Last week the regime co-founded by Che Guevara (worldwide icon of youthful rebellion) murdered a young defenseless political prisoner named Wilman Villar for the crime of “disrespect to authorities.”
So 53 years into Cuban Stalinism we’re at about 100,000 Cuban deaths at the hands of the regime and counting. (All of this 90 miles from U.S. shores, while Havana swarms with mainstream media press bureaus and Hollywood producers, by the way.)
“The Cuban regime is a callous band of murderers that once again has blood on its hands,” said Senator Marco Rubio in a bi-partisan Senate Resolution passed on Jan. 26 in Villar’s honor. “Once again, we are reminded of the unintended but negative consequences of this administration’s loosened travel and remittance policies [to Cuba]. They help deliver more hard currency to the Castro regime, making it easier for them to brutalize and even murder the Cuban people.”
Last November 30-year-old Wilman Villar was peacefully protesting Cuban Stalinism near his home in Eastern Cuba in a sort of “Occupy Santiago de Cuba.” But this protest was more peaceful, less messy and completely devoid of Che Guevara iconography. You’ll notice that this last peculiarity is a historic trademark of people cursed by fate to have actually experienced the handiwork of Che Guevara.

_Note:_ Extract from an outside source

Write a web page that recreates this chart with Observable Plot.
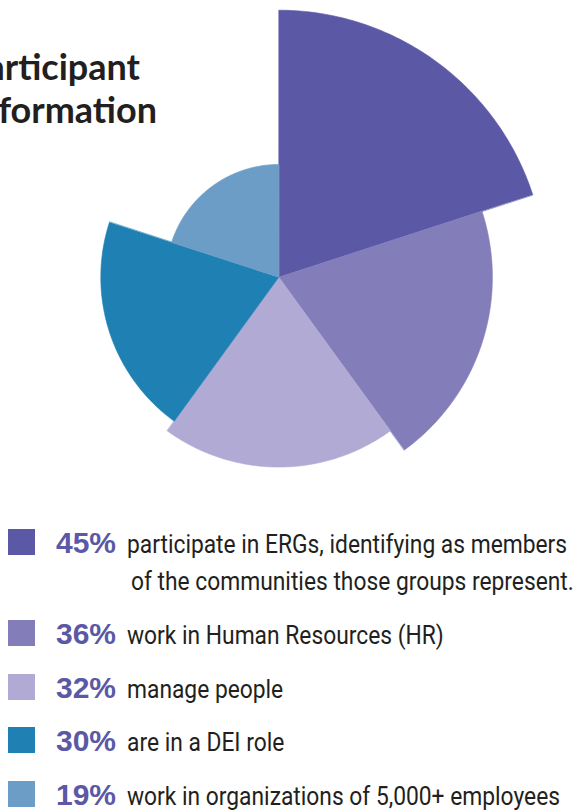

Within minutes of the protest’s commencement the KGB- and STASI-trained police that props up the regime co-founded by Che Guevara swarmed in with billy-clubs and arrested all protestors. None of this newsworthy drama was captured by the mainstream media folks, by the way. And I repeat: Cuba teems with mainstream press bureaus that report every bruise or hangnail among the prisoners in Guantanamo.